Gallego's 1997 work proposed stochastic pricing strategies to optimize network revenue management problems, deriving asymptotic optimality results for simple policies. In 2001, he explored optimal inventory control policies, such as state-dependent (s, S) and base-stock policies, considering advance demand information, aiming to improve revenue, capacity use, and operational performance in stochastic inventory systems. In 2008, he explored the strategic use of callable products, analyzing their role in generating riskless additional revenue in the context of revenue management problems. While investigating the assortment optimization problems under the nested logit model in 2014, he demonstrated that the problem is polynomial solvability for the standard model, and proposed heuristic strategies for NP-hard cases. Later in 2016, he introduced a Markov chain choice model for assortment planning, approximating discrete choice models, optimizing assortments, and offering insights into substitution behavior.

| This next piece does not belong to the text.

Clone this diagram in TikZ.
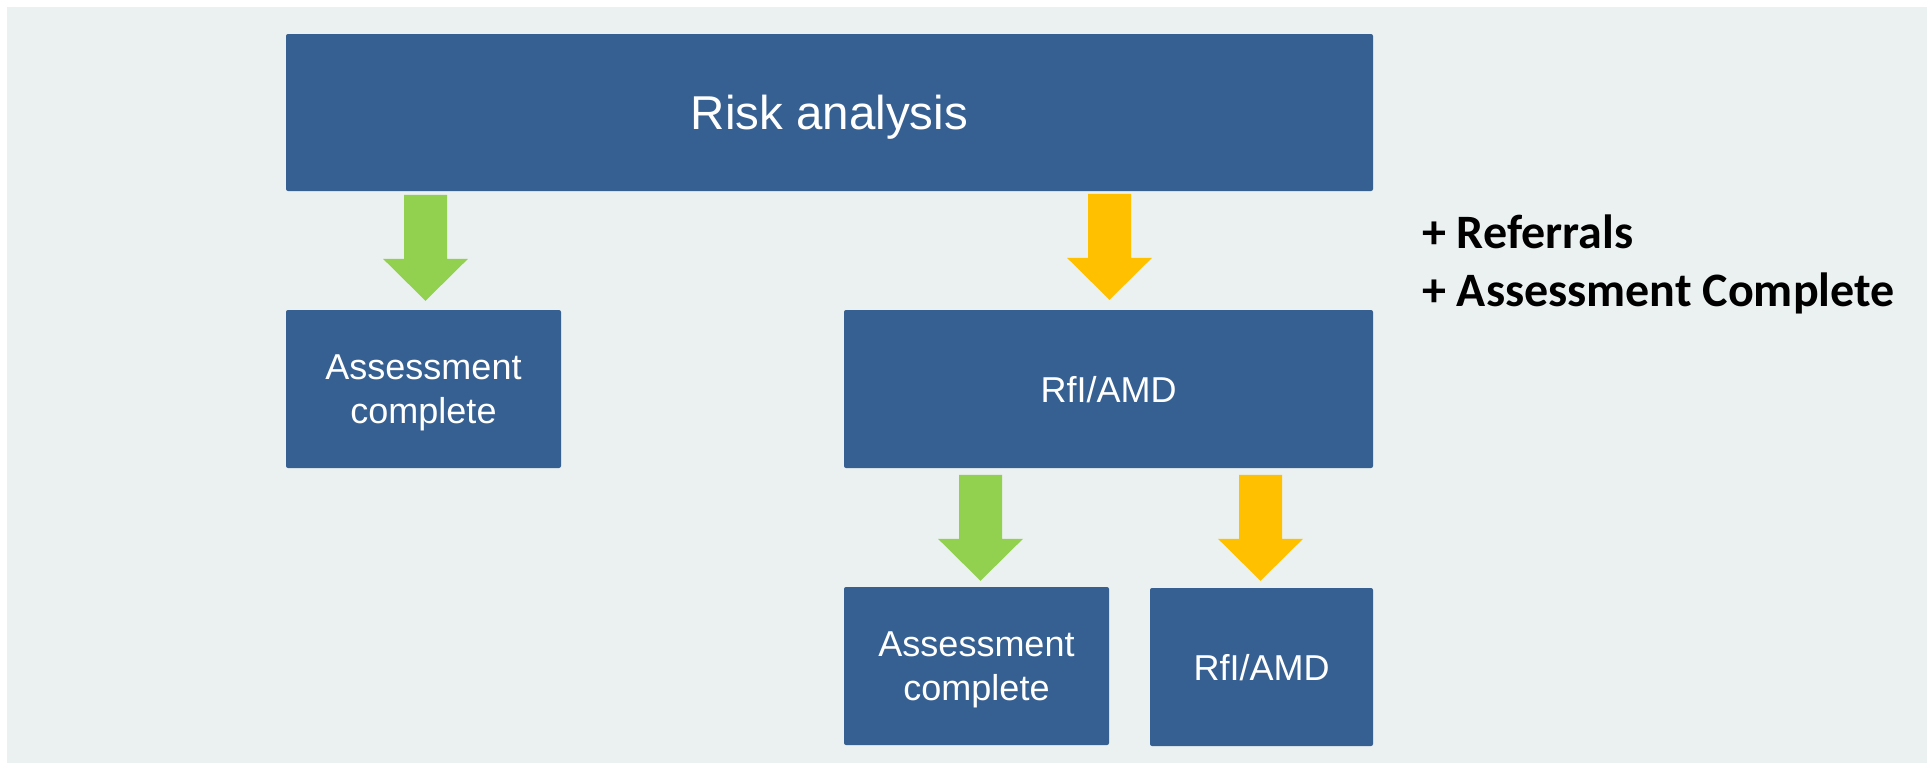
\documentclass[tikz,border=0pt]{standalone}
\usepackage{fontspec}
\setmainfont{Liberation Sans}
\newfontfamily\notefont{Carlito}
\usepackage{tikz}
\usetikzlibrary{calc}
\definecolor{pagebg}{HTML}{EBF1F1}
\definecolor{boxblue}{HTML}{376092}
\definecolor{arrowgreen}{HTML}{92D050}
\definecolor{arrowyellow}{HTML}{FFC000}

\begin{document}
\begin{tikzpicture}[x=1pt,y=-1pt,
box/.style = {
  fill=boxblue, draw=none, rounded corners=2pt, text=white, align=center,
  inner sep=0pt, text depth=0pt, minimum height=158pt, font=\fontsize{36}{44}\selectfont
},
bigbox/.style = {
  box, minimum width=1087pt, minimum height=157pt, font=\fontsize{47.5}{57}\selectfont
},
note/.style = {
  anchor=base west, inner sep=0pt, font=\notefont\bfseries\fontsize{48}{57}\selectfont
}
]

\useasboundingbox (0,0) rectangle (1930,763);
\fill [pagebg] (7,7) rectangle (1927,763);

% boxes
\node [bigbox] (risk) at (829.5,112.5) {Risk analysis};
\node [box, minimum width=275pt] (doneA) at (423.5,389) {Assessment\\complete};
\node [box, minimum width=529pt] (rfiA) at (1108.5,389) {RfI/AMD};
\node [box, minimum width=265pt] (doneB) at (976.5,666) {Assessment\\complete};
\node [box, minimum width=223pt] (rfiB) at (1261.5,667) {RfI/AMD};

% block arrows
\pgfmathsetmacro{\shaft}{21.5}
\pgfmathsetmacro{\head}{42.5}
\coordinate (g1) at ($ (doneA.north) + (2,-115) $);
\coordinate (y1) at ($ (rfiA.north) + (1,-116) $);
\coordinate (g2) at ($ (doneB.north) + (4,-112) $);
\coordinate (y2) at ($ (rfiB.north) + (-1,-113) $);

\foreach \p/\c in {g1/arrowgreen, y1/arrowyellow, g2/arrowgreen, y2/arrowyellow}
  \fill [\c] ($ (\p) + (-\shaft,0) $)
    -- ($ (\p) + (-\shaft,64) $)
    -- ($ (\p) + (-\head,64) $)
    -- ($ (\p) + (0,106) $)
    -- ($ (\p) + (\head,64) $)
    -- ($ (\p) + (\shaft,64) $)
    -- ($ (\p) + (\shaft,0) $)
    -- cycle;

% note on the right
\node [note] (refs) at (1422,248) {+ Referrals};
\node [note] (acomp) at ($ (refs.base west) + (0,58) $) {+ Assessment Complete};

\end{tikzpicture}
\end{document}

In 2022, he presented a learning algorithm for a firm to optimize revenue through personalized pricing for various consumer types over a finite selling period, using a primal-dual formulation to explicitly learn the dual optimal solution and overcoming the curse of dimensionality. His more recent work has focused on personalized pricing and personalized assortment optimization.

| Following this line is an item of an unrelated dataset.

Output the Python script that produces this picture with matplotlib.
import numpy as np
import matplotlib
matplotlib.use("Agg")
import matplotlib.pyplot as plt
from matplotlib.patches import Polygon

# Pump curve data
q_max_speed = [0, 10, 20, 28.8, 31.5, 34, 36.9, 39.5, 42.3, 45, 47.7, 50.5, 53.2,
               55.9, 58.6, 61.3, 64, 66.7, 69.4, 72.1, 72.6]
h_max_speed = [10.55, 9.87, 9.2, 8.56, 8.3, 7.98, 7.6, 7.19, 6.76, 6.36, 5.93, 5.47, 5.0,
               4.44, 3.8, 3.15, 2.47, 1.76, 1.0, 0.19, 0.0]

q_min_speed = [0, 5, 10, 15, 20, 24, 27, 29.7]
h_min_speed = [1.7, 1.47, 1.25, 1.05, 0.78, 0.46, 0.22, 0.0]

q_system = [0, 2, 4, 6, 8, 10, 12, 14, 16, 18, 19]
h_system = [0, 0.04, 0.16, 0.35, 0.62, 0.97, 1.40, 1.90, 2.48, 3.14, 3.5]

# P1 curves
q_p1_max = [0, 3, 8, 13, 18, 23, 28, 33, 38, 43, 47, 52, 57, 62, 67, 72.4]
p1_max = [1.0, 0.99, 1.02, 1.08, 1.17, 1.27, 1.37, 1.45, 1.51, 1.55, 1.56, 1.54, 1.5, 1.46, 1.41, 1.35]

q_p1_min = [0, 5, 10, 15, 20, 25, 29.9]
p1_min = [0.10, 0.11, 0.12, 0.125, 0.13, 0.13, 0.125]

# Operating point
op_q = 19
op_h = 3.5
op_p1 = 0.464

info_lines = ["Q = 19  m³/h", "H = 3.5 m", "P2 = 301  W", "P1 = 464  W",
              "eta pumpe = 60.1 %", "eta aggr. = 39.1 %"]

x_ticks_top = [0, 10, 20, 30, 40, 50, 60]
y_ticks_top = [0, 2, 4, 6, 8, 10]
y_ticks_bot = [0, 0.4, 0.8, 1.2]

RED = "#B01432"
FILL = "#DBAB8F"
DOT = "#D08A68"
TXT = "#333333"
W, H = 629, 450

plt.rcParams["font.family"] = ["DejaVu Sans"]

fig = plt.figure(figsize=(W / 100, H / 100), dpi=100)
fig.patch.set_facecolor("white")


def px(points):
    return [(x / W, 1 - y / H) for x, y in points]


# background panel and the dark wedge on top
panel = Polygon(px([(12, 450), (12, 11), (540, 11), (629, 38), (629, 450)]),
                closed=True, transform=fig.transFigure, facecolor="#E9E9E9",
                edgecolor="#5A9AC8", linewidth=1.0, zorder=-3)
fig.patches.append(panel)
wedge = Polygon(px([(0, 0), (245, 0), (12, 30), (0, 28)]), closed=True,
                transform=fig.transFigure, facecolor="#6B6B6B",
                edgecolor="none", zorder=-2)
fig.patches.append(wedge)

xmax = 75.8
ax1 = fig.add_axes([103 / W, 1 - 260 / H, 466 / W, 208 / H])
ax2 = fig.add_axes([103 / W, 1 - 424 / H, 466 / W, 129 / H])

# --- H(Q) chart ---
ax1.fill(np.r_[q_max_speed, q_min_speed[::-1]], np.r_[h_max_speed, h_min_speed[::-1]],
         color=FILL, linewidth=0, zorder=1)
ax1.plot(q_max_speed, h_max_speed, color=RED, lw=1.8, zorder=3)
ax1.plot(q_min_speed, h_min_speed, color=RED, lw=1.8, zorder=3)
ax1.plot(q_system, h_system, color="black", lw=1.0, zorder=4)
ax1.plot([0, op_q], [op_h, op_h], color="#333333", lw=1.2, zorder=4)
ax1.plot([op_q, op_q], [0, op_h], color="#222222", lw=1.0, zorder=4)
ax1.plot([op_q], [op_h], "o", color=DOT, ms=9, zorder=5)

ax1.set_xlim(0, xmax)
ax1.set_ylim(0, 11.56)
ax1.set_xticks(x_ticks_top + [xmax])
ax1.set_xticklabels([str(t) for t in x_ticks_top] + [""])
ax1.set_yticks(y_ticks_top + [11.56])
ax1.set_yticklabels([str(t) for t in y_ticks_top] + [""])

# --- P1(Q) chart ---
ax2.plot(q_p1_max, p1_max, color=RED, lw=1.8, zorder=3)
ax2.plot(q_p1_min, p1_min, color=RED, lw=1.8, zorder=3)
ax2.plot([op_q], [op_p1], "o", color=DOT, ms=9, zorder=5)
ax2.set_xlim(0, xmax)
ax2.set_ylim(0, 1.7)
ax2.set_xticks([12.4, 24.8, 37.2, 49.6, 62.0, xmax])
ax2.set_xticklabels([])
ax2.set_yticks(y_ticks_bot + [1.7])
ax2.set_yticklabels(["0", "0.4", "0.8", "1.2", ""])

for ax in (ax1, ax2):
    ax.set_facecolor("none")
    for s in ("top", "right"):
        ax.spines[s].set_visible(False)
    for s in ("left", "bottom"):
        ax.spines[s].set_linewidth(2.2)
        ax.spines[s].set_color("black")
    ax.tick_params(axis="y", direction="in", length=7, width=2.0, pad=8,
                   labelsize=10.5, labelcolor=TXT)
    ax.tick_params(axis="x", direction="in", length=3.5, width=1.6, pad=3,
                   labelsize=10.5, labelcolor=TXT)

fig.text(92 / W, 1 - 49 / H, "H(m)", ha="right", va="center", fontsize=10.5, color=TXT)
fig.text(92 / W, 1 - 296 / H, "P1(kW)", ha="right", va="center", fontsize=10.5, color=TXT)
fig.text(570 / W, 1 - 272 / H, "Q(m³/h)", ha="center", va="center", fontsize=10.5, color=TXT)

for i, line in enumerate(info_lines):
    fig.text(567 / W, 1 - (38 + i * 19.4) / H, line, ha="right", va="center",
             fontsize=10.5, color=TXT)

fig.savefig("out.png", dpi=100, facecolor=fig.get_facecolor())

In 2019, Gallego authored a book titled Revenue Management and Pricing Analytics with H. Topaloglu. Through this book, he bridged the disparity between current research findings and well-established literature within the field. Georgia Perakis from Massachusetts Institute of Technology, in her review of the book said "The book by Gallego and Topaloglu provides a fresh, up-to-date and in depth treatment of revenue management and pricing. It fills an important gap as it covers not only traditional revenue management topics but also new and important topics such as revenue management under customer choice as well as pricing under competition and online learning." She also lauded the book's ability to cater to a diverse range of readers, from advanced undergraduates to those pursuing masters and PhD degrees.

==Awards and honors==
- 2011 – INFORMS Revenue Management and Pricing Historical Prize, INFORMS
- 2012 – Fellow, INFORMS
- 2021 – INFORMS Revenue Management and Pricing Section Prize, INFORMS

== Selected articles ==
- Gallego, G., & Van Ryzin, G. (1994). Optimal dynamic pricing of inventories with stochastic demand over finite horizons. Management science, 40(8), 999–1020.
- Feng, Y., & Gallego, G. (1995). Optimal starting times for end-of-season sales and optimal stopping times for promotional fares. Management science, 41(8), 1371–1391.
- Gallego, G., & Özer, Ö. (2001). Integrating replenishment decisions with advance demand information. Management science, 47(10), 1344–1360.
- Gallego, G. & O. Sahin. (2010). Revenue Management with Partially Refundable Fares. Operations Research, 58, 817 – 833.
- Gallego, G. & R. Wang. (2014). Multiproduct Price Optimization and Competition Under the Nested Logit Model with Product-Differentiated Price Sensitivities. Operation Research, 62 (2), 450–461.
- Gallego, G. & M. Hu. (2014). Dynamic Pricing of Perishable Assets under Competition. Management Science, 60 (5), 1241–1259.
- Blanchet, J., Gallego, G., & Goyal, V. (2016). A Markov chain approximation to choice modeling. Operations Research, 64(4), 886–905.
- Gallego, G., Li, A., Truong, V. A., & Wang, X. (2020). Approximation algorithms for product framing and pricing. Operations Research, 68(1), 134–160.
- Gao, P., Ma, Y., Chen, N., Gallego, G., Li, A., Rusmevichientong, P., & Topaloglu, H. (2021). Assortment optimization and pricing under the multinomial logit model with impatient customers: Sequential recommendation and selection. Operations research, 69(5), 1509–1532.
- Chen, N., & Gallego, G. (2022). A primal–dual learning algorithm for personalized dynamic pricing with an inventory constraint. Mathematics of Operations Research, 47(4), 2585–2613.